The Stick Shift is Man’s Best Friend

[This piece appeared in The Tennessean.]

You don’t have to be a gearhead to appreciate the stick shift. I know very little about the innards of my car. Cylinders, valves, hoses – I have no idea what they do. What I do know is that driving a stick feels like driving should. It’s a feeling you don’t know until you’ve driven one. If that sounds a bit touchy-feely, that’s because driving a manual is. Take, for example, the question every non-stick driver asks, “How do you know when to shift gears? The RPM? The speed? The answer: You just know.

So what is it about driving stick? A physical connection with the machine, more control, revving the engine like an idiot, the hand-foot coordination? It’s all that and more.

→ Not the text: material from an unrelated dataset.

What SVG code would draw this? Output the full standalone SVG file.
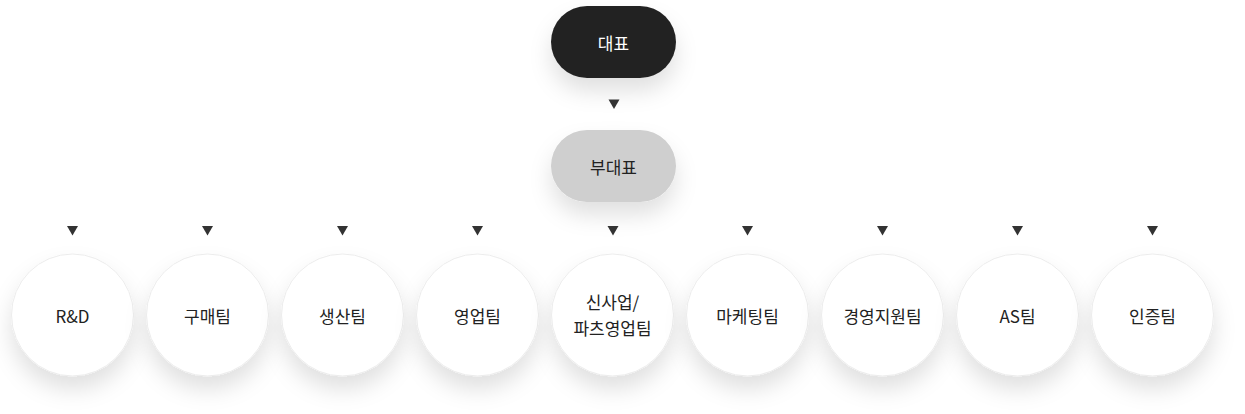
<svg xmlns="http://www.w3.org/2000/svg" width="1245" height="414" viewBox="0 0 1245 414">
<defs>
<filter id="sh" x="-50%" y="-50%" width="200%" height="230%">
<feDropShadow dx="0" dy="13" stdDeviation="11" flood-color="#000" flood-opacity="0.12"/>
</filter>
<style>
text{font-family:"Noto Sans CJK KR","Noto Sans",sans-serif;font-size:17px;font-weight:400;fill:#222;text-anchor:middle;dominant-baseline:central}
.c{fill:#fff;stroke:#ececec;stroke-width:1;filter:url(#sh)}
.a{fill:#333}
</style>
</defs>
<rect width="1245" height="414" fill="#fff"/>
<g id="ceo"><rect x="551" y="6" width="125" height="72" rx="36" fill="#242424" filter="url(#sh)"/><text x="613.5" y="42" style="fill:#fff">대표</text></g>
<g id="vice"><rect x="551" y="130" width="125" height="72" rx="36" fill="#cfcfcf" filter="url(#sh)"/><text x="613.5" y="166">부대표</text></g>
<g id="connectors">
<path class="a" d="M608.5 99.5h11l-5.5 9.5z"/>
<path class="a" d="M67 226h11l-5.5 9.5z"/>
<path class="a" d="M202 226h11l-5.5 9.5z"/>
<path class="a" d="M337 226h11l-5.5 9.5z"/>
<path class="a" d="M472 226h11l-5.5 9.5z"/>
<path class="a" d="M607.5 226h11l-5.5 9.5z"/>
<path class="a" d="M742 226h11l-5.5 9.5z"/>
<path class="a" d="M877 226h11l-5.5 9.5z"/>
<path class="a" d="M1012 226h11l-5.5 9.5z"/>
<path class="a" d="M1147 226h11l-5.5 9.5z"/>
</g>
<g id="rd"><circle class="c" cx="72.5" cy="315" r="61"/><text x="72.5" y="315">R&amp;D</text></g>
<g id="purchase"><circle class="c" cx="207.5" cy="315" r="61"/><text x="207.5" y="315">구매팀</text></g>
<g id="production"><circle class="c" cx="342.5" cy="315" r="61"/><text x="342.5" y="315">생산팀</text></g>
<g id="sales"><circle class="c" cx="477.5" cy="315" r="61"/><text x="477.5" y="315">영업팀</text></g>
<g id="newbiz"><circle class="c" cx="612.5" cy="315" r="61"/><text x="612.5" y="301">신사업/</text><text x="612.5" y="327">파츠영업팀</text></g>
<g id="marketing"><circle class="c" cx="747.5" cy="315" r="61"/><text x="747.5" y="315">마케팅팀</text></g>
<g id="admin"><circle class="c" cx="882.5" cy="315" r="61"/><text x="882.5" y="315">경영지원팀</text></g>
<g id="as"><circle class="c" cx="1017.5" cy="315" r="61"/><text x="1017.5" y="315">AS팀</text></g>
<g id="cert"><circle class="c" cx="1152.5" cy="315" r="61"/><text x="1152.5" y="315">인증팀</text></g>
</svg>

A person who’s never operated a clutch doesn’t know that feeling of terror that a rookie stick driver gets when he’s stopped on an incline and another car pulls up too close behind. “How can I get from the brake to the gas and off the clutch before I roll backwards?!?”

Of course, rude drivers of automatics are dealt with by karma when their batteries die and they’re left searching for another car and a set of jumper cables. We stick drivers just need a good push. Jump in, pop the clutch and we’re off. I once went a month or two before buying a needed battery by parking on a slight hill at home and at work.

Driving an automatic is like being a passenger with slightly more control over the direction of the automobile. It’s something that occurs to me after I’ve driven an automatic for an extended period of time and returned to my stick shift: “Oh this is driving.” Sure, my car may not have a working radio, an air conditioner, or even a window that rolls down, but it’s got a stick shift, and that’s macho. Kinda.